— Begin SUPPLIED DATA —

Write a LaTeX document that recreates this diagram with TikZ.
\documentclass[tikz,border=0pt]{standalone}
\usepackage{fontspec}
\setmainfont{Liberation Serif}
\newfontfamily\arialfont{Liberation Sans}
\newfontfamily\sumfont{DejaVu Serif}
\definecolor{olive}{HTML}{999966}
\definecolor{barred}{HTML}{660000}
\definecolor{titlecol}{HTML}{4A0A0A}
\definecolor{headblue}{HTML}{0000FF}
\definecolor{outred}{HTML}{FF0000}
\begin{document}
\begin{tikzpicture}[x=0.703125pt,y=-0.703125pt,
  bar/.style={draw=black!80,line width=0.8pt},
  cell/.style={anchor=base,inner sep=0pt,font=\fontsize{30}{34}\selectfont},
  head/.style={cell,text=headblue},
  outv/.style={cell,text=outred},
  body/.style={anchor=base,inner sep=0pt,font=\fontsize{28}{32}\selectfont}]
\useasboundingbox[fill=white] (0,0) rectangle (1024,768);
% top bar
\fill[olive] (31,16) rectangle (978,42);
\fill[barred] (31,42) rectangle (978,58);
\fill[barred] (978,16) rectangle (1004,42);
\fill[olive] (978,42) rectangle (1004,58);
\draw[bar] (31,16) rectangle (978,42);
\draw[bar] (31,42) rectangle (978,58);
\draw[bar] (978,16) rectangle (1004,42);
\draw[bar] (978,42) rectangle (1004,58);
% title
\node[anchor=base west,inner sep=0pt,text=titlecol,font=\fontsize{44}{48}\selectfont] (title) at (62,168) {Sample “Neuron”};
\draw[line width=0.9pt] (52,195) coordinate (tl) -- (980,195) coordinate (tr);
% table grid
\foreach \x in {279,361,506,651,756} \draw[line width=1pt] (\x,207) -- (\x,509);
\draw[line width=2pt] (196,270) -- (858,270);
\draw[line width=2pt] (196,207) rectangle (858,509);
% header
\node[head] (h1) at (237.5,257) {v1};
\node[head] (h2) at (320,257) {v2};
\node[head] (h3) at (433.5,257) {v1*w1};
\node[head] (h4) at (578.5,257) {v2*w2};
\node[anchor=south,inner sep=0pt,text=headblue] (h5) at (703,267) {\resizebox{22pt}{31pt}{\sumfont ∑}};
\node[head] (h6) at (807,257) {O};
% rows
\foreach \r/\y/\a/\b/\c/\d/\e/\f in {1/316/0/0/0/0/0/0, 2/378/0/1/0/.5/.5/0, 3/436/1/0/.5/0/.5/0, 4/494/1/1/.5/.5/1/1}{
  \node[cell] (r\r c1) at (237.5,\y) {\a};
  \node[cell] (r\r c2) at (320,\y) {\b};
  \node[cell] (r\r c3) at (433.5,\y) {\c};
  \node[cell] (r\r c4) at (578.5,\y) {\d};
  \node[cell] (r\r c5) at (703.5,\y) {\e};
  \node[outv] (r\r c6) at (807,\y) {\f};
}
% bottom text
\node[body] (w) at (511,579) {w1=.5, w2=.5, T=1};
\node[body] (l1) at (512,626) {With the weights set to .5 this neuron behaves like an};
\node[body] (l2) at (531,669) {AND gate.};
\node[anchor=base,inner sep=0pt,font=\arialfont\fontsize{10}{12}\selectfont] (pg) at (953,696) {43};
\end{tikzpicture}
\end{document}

— End SUPPLIED DATA —

● PROBLEM STATEMENT
Copy the material above back out, exactly as written.

● FINAL RESULT
Write a LaTeX document that recreates this diagram with TikZ.
\documentclass[tikz,border=0pt]{standalone}
\usepackage{fontspec}
\setmainfont{Liberation Serif}
\newfontfamily\arialfont{Liberation Sans}
\newfontfamily\sumfont{DejaVu Serif}
\definecolor{olive}{HTML}{999966}
\definecolor{barred}{HTML}{660000}
\definecolor{titlecol}{HTML}{4A0A0A}
\definecolor{headblue}{HTML}{0000FF}
\definecolor{outred}{HTML}{FF0000}
\begin{document}
\begin{tikzpicture}[x=0.703125pt,y=-0.703125pt,
  bar/.style={draw=black!80,line width=0.8pt},
  cell/.style={anchor=base,inner sep=0pt,font=\fontsize{30}{34}\selectfont},
  head/.style={cell,text=headblue},
  outv/.style={cell,text=outred},
  body/.style={anchor=base,inner sep=0pt,font=\fontsize{28}{32}\selectfont}]
\useasboundingbox[fill=white] (0,0) rectangle (1024,768);
% top bar
\fill[olive] (31,16) rectangle (978,42);
\fill[barred] (31,42) rectangle (978,58);
\fill[barred] (978,16) rectangle (1004,42);
\fill[olive] (978,42) rectangle (1004,58);
\draw[bar] (31,16) rectangle (978,42);
\draw[bar] (31,42) rectangle (978,58);
\draw[bar] (978,16) rectangle (1004,42);
\draw[bar] (978,42) rectangle (1004,58);
% title
\node[anchor=base west,inner sep=0pt,text=titlecol,font=\fontsize{44}{48}\selectfont] (title) at (62,168) {Sample “Neuron”};
\draw[line width=0.9pt] (52,195) coordinate (tl) -- (980,195) coordinate (tr);
% table grid
\foreach \x in {279,361,506,651,756} \draw[line width=1pt] (\x,207) -- (\x,509);
\draw[line width=2pt] (196,270) -- (858,270);
\draw[line width=2pt] (196,207) rectangle (858,509);
% header
\node[head] (h1) at (237.5,257) {v1};
\node[head] (h2) at (320,257) {v2};
\node[head] (h3) at (433.5,257) {v1*w1};
\node[head] (h4) at (578.5,257) {v2*w2};
\node[anchor=south,inner sep=0pt,text=headblue] (h5) at (703,267) {\resizebox{22pt}{31pt}{\sumfont ∑}};
\node[head] (h6) at (807,257) {O};
% rows
\foreach \r/\y/\a/\b/\c/\d/\e/\f in {1/316/0/0/0/0/0/0, 2/378/0/1/0/.5/.5/0, 3/436/1/0/.5/0/.5/0, 4/494/1/1/.5/.5/1/1}{
  \node[cell] (r\r c1) at (237.5,\y) {\a};
  \node[cell] (r\r c2) at (320,\y) {\b};
  \node[cell] (r\r c3) at (433.5,\y) {\c};
  \node[cell] (r\r c4) at (578.5,\y) {\d};
  \node[cell] (r\r c5) at (703.5,\y) {\e};
  \node[outv] (r\r c6) at (807,\y) {\f};
}
% bottom text
\node[body] (w) at (511,579) {w1=.5, w2=.5, T=1};
\node[body] (l1) at (512,626) {With the weights set to .5 this neuron behaves like an};
\node[body] (l2) at (531,669) {AND gate.};
\node[anchor=base,inner sep=0pt,font=\arialfont\fontsize{10}{12}\selectfont] (pg) at (953,696) {43};
\end{tikzpicture}
\end{document}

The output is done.